Alchemy 2016
Final chapter in a tremendous trilogy of progressive ambience designed to lure the listener away from gloom.
A finale of sorts, this album finds guitarist Jon Durant and PORCUPINE TREE’s bassist Colin Edwin further exploring experimental riches of sound and reaching out to its blissful edge. So if you’re looking for cathartic trip, “Emergent” might be exactly the experience you need.

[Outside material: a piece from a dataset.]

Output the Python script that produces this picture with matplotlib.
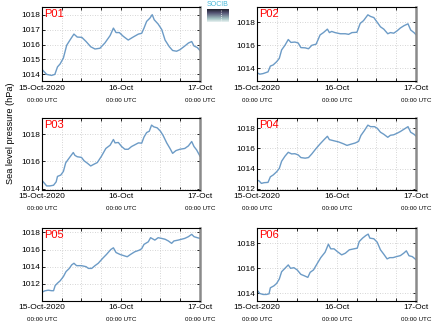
import numpy as np
import pandas as pd
import matplotlib
matplotlib.use('Agg')
import matplotlib.pyplot as plt
import matplotlib.dates as mdates
import matplotlib.transforms as mtransforms

plt.rcParams['font.family'] = ['Liberation Sans', 'DejaVu Sans']

# datos: horas desde 15-Oct-2020 00:00 UTC y presion (hPa)
h01 = [0, 1.4, 2.9, 3.9, 4.7, 5.5, 6.5, 7.5, 8.5, 9.7, 10.7, 12.1, 13.4, 14.8, 16.1, 17.6,
       19.1, 20.7, 21.7, 22.5, 23.5, 24.7, 26.2, 27.7, 29.3, 30.3, 31.0, 31.8, 32.8, 33.5,
       34.1, 35.3, 36.4, 37.4, 38.7, 39.7, 40.9, 41.9, 43.4, 44.5, 45.5, 46.2, 47.2, 48]
p01 = [1014.33, 1014.0, 1013.93, 1014.0, 1014.5, 1014.7, 1015.1, 1015.95, 1016.3, 1016.7,
       1016.5, 1016.48, 1016.2, 1015.85, 1015.7, 1015.75, 1016.1, 1016.6, 1017.1, 1016.8,
       1016.8, 1016.55, 1016.3, 1016.5, 1016.7, 1016.75, 1017.1, 1017.55, 1017.77, 1018.0,
       1017.66, 1017.37, 1017.0, 1016.3, 1015.85, 1015.6, 1015.55, 1015.65, 1015.9, 1016.1,
       1016.2, 1015.9, 1015.8, 1015.6]

h02 = [0, 0.8, 1.8, 3.3, 4.0, 4.85, 5.9, 6.7, 7.4, 8.4, 9.4, 10.2, 11.4, 12.4, 13.2, 14.5,
       15.5, 16.5, 17.8, 19.0, 20.0, 21.2, 21.8, 22.5, 23.5, 25.1, 26.6, 27.6, 28.6, 30.1,
       31.1, 32.1, 33.4, 34.2, 35.2, 36.2, 37.2, 38.2, 39.4, 40.2, 41.2, 42.2, 43.2, 44.3,
       45.5, 46.3, 47.3, 48]
p02 = [1013.62, 1013.5, 1013.55, 1013.7, 1014.2, 1014.3, 1014.58, 1014.87, 1015.6, 1016.0,
       1016.5, 1016.25, 1016.28, 1016.2, 1015.8, 1015.78, 1015.7, 1016.0, 1016.1, 1016.9,
       1017.1, 1017.4, 1017.1, 1017.2, 1017.1, 1017.0, 1017.0, 1016.95, 1017.1, 1017.13,
       1017.9, 1018.14, 1018.64, 1018.5, 1018.4, 1018.0, 1017.6, 1017.4, 1017.0, 1017.1,
       1017.05, 1017.25, 1017.5, 1017.7, 1017.86, 1017.33, 1017.1, 1016.9]

h03 = [0, 0.9, 1.4, 2.4, 3.5, 4.3, 4.7, 5.7, 6.5, 7.2, 8.0, 8.7, 9.5, 10.0, 10.7, 12.0, 12.8,
       13.8, 14.8, 15.8, 16.8, 18.1, 19.4, 20.7, 21.7, 22.2, 23.2, 24.2, 25.2, 26.2, 27.2,
       28.3, 29.3, 30.3, 31.0, 31.8, 32.6, 33.3, 34.0, 35.0, 36.0, 36.8, 37.9, 38.9, 39.7,
       40.7, 41.9, 43.4, 44.5, 45.5, 46.2, 47.0, 48]
p03 = [1014.6, 1014.35, 1014.2, 1014.2, 1014.25, 1014.5, 1014.9, 1015.0, 1015.27, 1015.9,
       1016.17, 1016.4, 1016.66, 1016.45, 1016.35, 1016.3, 1016.05, 1015.87, 1015.67, 1015.8,
       1015.92, 1016.4, 1016.96, 1017.2, 1017.62, 1017.37, 1017.4, 1017.1, 1016.9, 1016.9,
       1017.1, 1017.24, 1017.37, 1017.35, 1017.8, 1018.13, 1018.23, 1018.68, 1018.55, 1018.48,
       1018.23, 1017.92, 1017.37, 1016.96, 1016.6, 1016.8, 1016.9, 1016.96, 1017.15, 1017.47,
       1017.1, 1016.85, 1016.4]

h04 = [0, 0.6, 1.3, 2.1, 3.3, 4.0, 4.85, 5.9, 6.7, 7.4, 8.4, 9.4, 10.4, 11.4, 12.4, 13.2,
       14.5, 15.5, 16.5, 17.8, 19.0, 20.2, 21.2, 21.8, 23.0, 24.6, 26.1, 27.1, 28.1, 29.6,
       30.6, 31.3, 32.3, 33.4, 34.2, 35.4, 36.2, 37.2, 38.2, 39.4, 40.2, 41.2, 42.2, 43.2,
       44.3, 45.5, 46.3, 47.3, 48]
p04 = [1012.87, 1012.8, 1012.55, 1012.62, 1012.65, 1013.2, 1013.38, 1013.7, 1014.03, 1014.74,
       1015.23, 1015.62, 1015.46, 1015.48, 1015.36, 1015.1, 1015.04, 1015.1, 1015.46, 1016.0,
       1016.45, 1016.87, 1017.2, 1016.87, 1016.77, 1016.64, 1016.45, 1016.3, 1016.4, 1016.54,
       1016.7, 1017.28, 1017.74, 1018.3, 1018.15, 1018.15, 1018.0, 1017.6, 1017.4, 1017.1,
       1017.3, 1017.35, 1017.5, 1017.67, 1017.9, 1018.15, 1017.6, 1017.4, 1017.2]

h05 = [0, 0.9, 1.9, 2.9, 3.5, 4.0, 4.7, 5.5, 6.5, 7.3, 8.3, 9.0, 9.7, 10.5, 12.0, 13.4,
       14.1, 15.1, 16.1, 17.1, 18.4, 19.6, 20.9, 21.7, 22.5, 23.7, 24.9, 25.9, 26.9, 28.2,
       29.6, 30.3, 31.0, 32.3, 33.0, 33.6, 34.3, 35.3, 36.3, 37.4, 38.4, 39.4, 40.1, 41.4,
       42.4, 43.4, 44.5, 45.5, 46.2, 47.2, 48]
p05 = [1011.03, 1011.19, 1011.26, 1011.2, 1011.2, 1011.8, 1012.08, 1012.35, 1012.85, 1013.43,
       1013.8, 1014.2, 1014.4, 1014.12, 1014.12, 1014.0, 1013.8, 1013.8, 1014.12, 1014.4,
       1014.96, 1015.43, 1016.0, 1016.2, 1015.65, 1015.43, 1015.28, 1015.16, 1015.43, 1015.74,
       1015.93, 1016.1, 1016.6, 1016.9, 1017.38, 1017.25, 1017.1, 1017.38, 1017.3, 1017.2,
       1017.0, 1016.72, 1017.0, 1017.1, 1017.2, 1017.3, 1017.5, 1017.77, 1017.5, 1017.38,
       1017.3]

h06 = [0, 0.8, 1.8, 2.8, 3.6, 4.0, 5.1, 5.9, 6.7, 7.4, 8.4, 9.4, 10.1, 11.1, 12.1, 13.2,
       14.2, 15.3, 16.0, 17.0, 18.0, 19.2, 20.5, 21.5, 22.2, 23.2, 24.2, 25.5, 26.6, 27.8,
       29.2, 30.2, 30.8, 31.8, 32.8, 33.5, 34.0, 35.2, 36.2, 37.2, 38.2, 39.2, 40.0, 41.0,
       42.0, 43.2, 44.2, 45.0, 45.8, 46.8, 48]
p06 = [1014.27, 1014.0, 1013.92, 1013.92, 1013.97, 1014.45, 1014.61, 1014.8, 1015.15, 1015.73,
       1016.0, 1016.27, 1016.0, 1016.05, 1015.87, 1015.52, 1015.41, 1015.28, 1015.68, 1015.87,
       1016.32, 1016.85, 1017.28, 1017.92, 1017.55, 1017.55, 1017.33, 1017.07, 1017.2, 1017.47,
       1017.55, 1017.6, 1018.13, 1018.4, 1018.61, 1018.72, 1018.4, 1018.35, 1018.08, 1017.47,
       1017.12, 1016.75, 1016.85, 1016.85, 1016.93, 1017.01, 1017.2, 1017.39, 1017.0, 1016.93,
       1016.67]

nombres = ['P01', 'P02', 'P03', 'P04', 'P05', 'P06']
horas = [h01, h02, h03, h04, h05, h06]
presion = [p01, p02, p03, p04, p05, p06]
ylims = [(1013.55, 1018.5), (1012.9, 1019.3), (1013.9, 1019.2),
         (1011.9, 1019.0), (1010.0, 1018.5), (1013.4, 1019.2)]
yticks = [[1014, 1015, 1016, 1017, 1018], [1014, 1016, 1018], [1014, 1016, 1018],
          [1012, 1014, 1016, 1018], [1012, 1014, 1016, 1018], [1014, 1016, 1018]]
xticklabels = ['15-Oct-2020', '16-Oct', '17-Oct']

t0 = pd.Timestamp('2020-10-15 00:00')
t1 = pd.Timestamp('2020-10-17 00:00')

fig = plt.figure(figsize=(4.35, 3.27), dpi=100)

# posiciones de los ejes (fraccion de figura)
lefts = [0.0966, 0.591]
widths = [0.363, 0.366]
bottoms = [0.752, 0.419, 0.0795]
heights = [0.226, 0.22, 0.223]

color_linea = '#6c9bc6'

for i in range(6):
    fila, col = i // 2, i % 2
    ax = fig.add_axes([lefts[col], bottoms[fila], widths[col], heights[fila]])
    t = t0 + pd.to_timedelta(horas[i], unit='h')
    ax.plot(t, presion[i], color=color_linea, lw=1.0)
    ax.set_xlim(t0, t1)
    ax.set_ylim(*ylims[i])
    ax.set_yticks(yticks[i])
    ax.tick_params(axis='y', labelsize=6, direction='in', length=2, width=0.6, pad=1.5,
                   right=True)
    ax.xaxis.set_major_locator(mdates.DayLocator())
    ax.xaxis.set_minor_locator(mdates.HourLocator(byhour=[6, 12, 18]))
    ax.set_xticks([t0, t0 + pd.Timedelta(hours=24), t1])
    ax.set_xticklabels(xticklabels)
    ax.tick_params(axis='x', which='both', labelsize=6, direction='in', length=2,
                   width=0.6, pad=2.5, top=True)
    ax.grid(True, which='both', axis='x', color='#c8c8c8', ls=(0, (1, 2)), lw=0.6)
    ax.grid(True, which='major', axis='y', color='#c8c8c8', ls=(0, (1, 2)), lw=0.6)
    for s in ['left', 'bottom', 'top']:
        ax.spines[s].set_linewidth(0.8)
    ax.spines['right'].set_color('#8a8a8a')
    ax.spines['right'].set_linewidth(1.8)
    trans = mtransforms.blended_transform_factory(ax.transData, ax.transAxes)
    for k in range(3):
        xt = mdates.date2num(t0 + pd.Timedelta(hours=24 * k))
        ax.text(xt, -0.26, '00:00 UTC', transform=trans, ha='center', va='center',
                fontsize=4.5)
    ax.text(0.015, 0.97, nombres[i], transform=ax.transAxes, ha='left', va='top',
            color='red', fontsize=8)

fig.text(0.023, 0.593, 'Sea level pressure (hPa)', rotation=90, ha='center', va='center',
         fontsize=6.6)

# logo
axl = fig.add_axes([207 / 435, 1 - 22 / 327, 22 / 435, 13 / 327])
grad = np.linspace(0, 1, 20).reshape(-1, 1)
axl.imshow(grad, cmap='bone', aspect='auto', vmin=-0.2, vmax=1.1,
           extent=(0, 1, 1, 0))
axl.axvline(0.65, color='white', ls=':', lw=0.6)
axl.set_xlim(0, 1)
axl.set_axis_off()
fig.text(218 / 435, 1 - 5 / 327, 'SOCIB', ha='center', va='center', fontsize=5,
         color='#48b8d8')

fig.savefig('out.png', dpi=100)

The album’s title track can go some way to separate Edwin’s bottom end and Durant’s floating lines, yet its slow, pseudo violin-vexed, vortex is impossible to evade, and there’s euphoria in “The Confidence Of Ignorance” where rich, if rarefied, harmonies cautiously yield to tribal rhythms as if to evoke cosmic consciousness, so escape would be the last thing on the listener’s mind. A sensation of delicious enchantment descends with “The Bubble Bursts” even before chthonic bass is trying to shatter the piece’s serenity whose Bali-scented synthetic flute and rippling piano breathe with hot humidity only to be disturbed by funky rage and sprinkled by acoustic guitar, all without losing their blissful drama.
There’s no cooling it with “More Snow” as Vinny Sabatino’s one-man gamelan beats seep through an Eastern melody to spice up the electric slither born in the unison of fretted instruments, and the heavy, labyrinthine, almost orchestral “Turning Torso” excitedly vibrates in a space disco kind of manner. Elsewhere, “Until The Stars Go Out” is almost devoid of groove, the number’s minimalistic licks measuring the gloom which is stricken with glockenspiel-like splashes once decreasingly nebulous patterns are revealed. More energetic, if somehow languid, “Language Of Movement” has meandering strains of strings woven into a sunlit tapestry, but the lucid flutters of “Ghosts Aquatic” solidify in a crystalline elegy.
Somewhat unexpected if approached with a clear mind, “Emergent” is an ultimate realization of a dream.